56. It is also on record that the written statement, belatedly filed by the Respondent No. 1, was after inspection of the court records, and thus, even prima facie, no prejudice was caused to the Respondent No. 1, even assuming some deficiencies did exist in the copy furnished to the Respondent No. 1 by the Registry. A perusal of the written statement conclusively shows and establishes that all allegations of corruption in the petition have been replied to specifically and explicitly by the Respondent No. 1, and that the Respondent No. 1 has understood each and every charge levelled against him in the petition and has individually dealt with the same in the written statement. In the course of hearing also, Mr. Phoolka, the learned senior counsel for the Respondent No. 1 was unable to point out as to how any prejudice had been caused to Respondent No. 1, so as to entitle him to press into service the provisions of Section 86(1) of the Act read with Section 81 thereof. On a specific query put by this Court as to which averment could not be properly replied to in the written statement by the Respondent No. 1 for want of material particulars in the copy furnished to him, no satisfactory response was received.

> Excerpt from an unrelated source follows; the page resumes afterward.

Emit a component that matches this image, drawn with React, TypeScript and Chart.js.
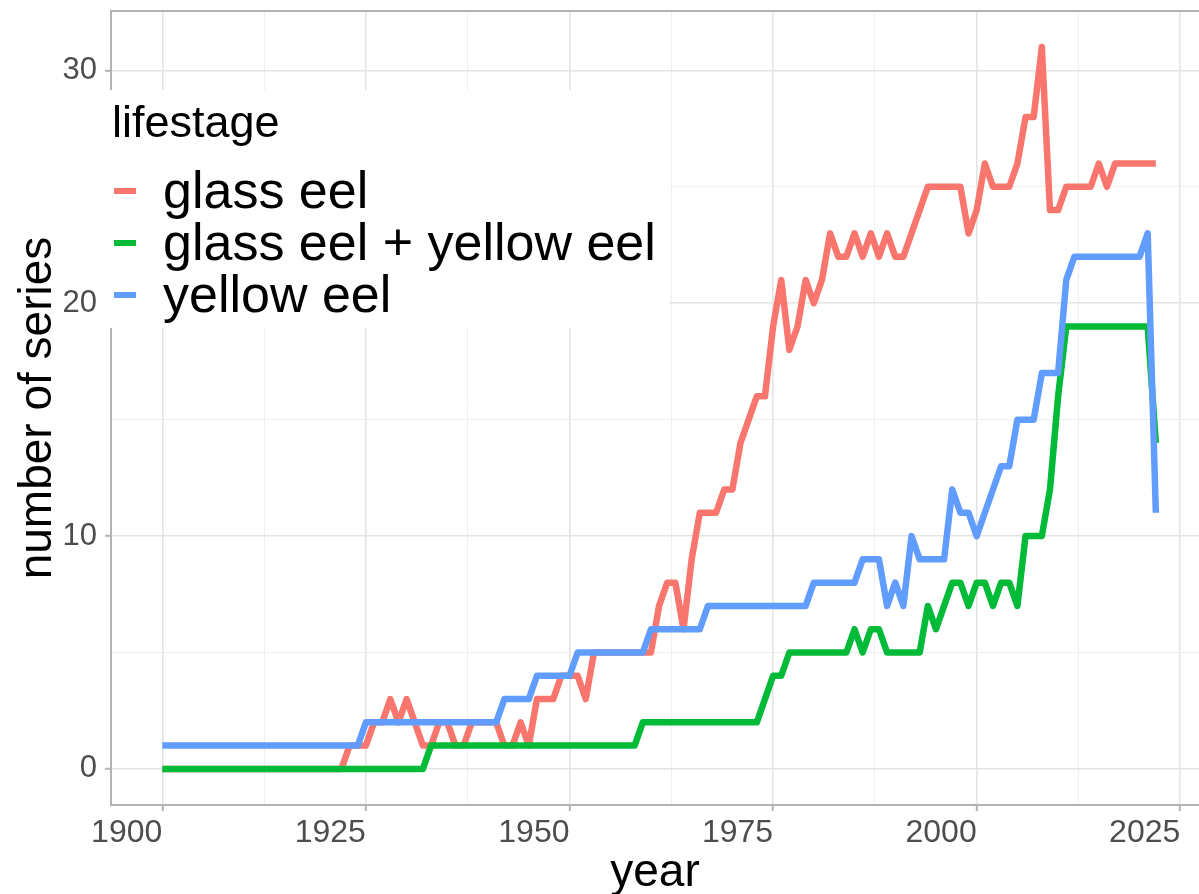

57. To conclude, the defects complained of in the present case cannot be said to be such as would have misled the Respondent No. 1 at all with regard to the nature of his defence. Merely because in the copy furnished to the Respondent No. 1 the receipt number or date of the statutory deposit of ` 2,000/- are not mentioned (though the said amount was admittedly deposited), the date of filing is not mentioned, the para numbers in the verification clause are not filled-up, there is no verification of Annexure "D" as true copy (though it is signed by the Petitioner) and certain pages are slightly dim (though not illegible), do not appear to me to be the adequate reasons to throw out the election petition at the threshold. As regards the non-furnishing of the photographs of the scooter, as already pointed out, no such deficiency was stated to be there in the first set and this amounts to an admission on the part of the Respondent No. 1 that he had received the same. Even otherwise, it is the case of the Petitioner that the said photographs have been annexed with the petition not as an integral part of the petition, but merely as evidence. The controversy, in fact, relates to the expenditure incurred for the printing of the stickers and the stepney covers, which the Respondent No. 1 got printed from M/s. Saraswati Printers. It is admitted by the Respondent No. 1 that he got the stickers and the stepney covers printed from M/s. Saraswati Printers and as a matter of fact, it is stated by him that the expenses incurred in relation thereto have been reflected by him in the statement of account filed by him. The Respondent No. 1 having accepted the fact that he had got the stickers and stepney covers printed, the onus stands shifted on the Petitioner to show that proper account was not submitted and that the alleged distribution of the aforesaid stickers and stepney covers amounted to bribery.

58. Most importantly, at the risk of repetition, it needs to be emphasized that it cannot be lost sight of that Respondent No. 1 has extensively and elaborately answered all the allegations levelled in the Election Petition on merits and it is more than evident that no prejudice has been caused to the Respondent No. 1 in putting forth his defence.

59. In view of the aforesaid, there is no merit in the present application. The same is accordingly dismissed.

60. There will be no order as to costs.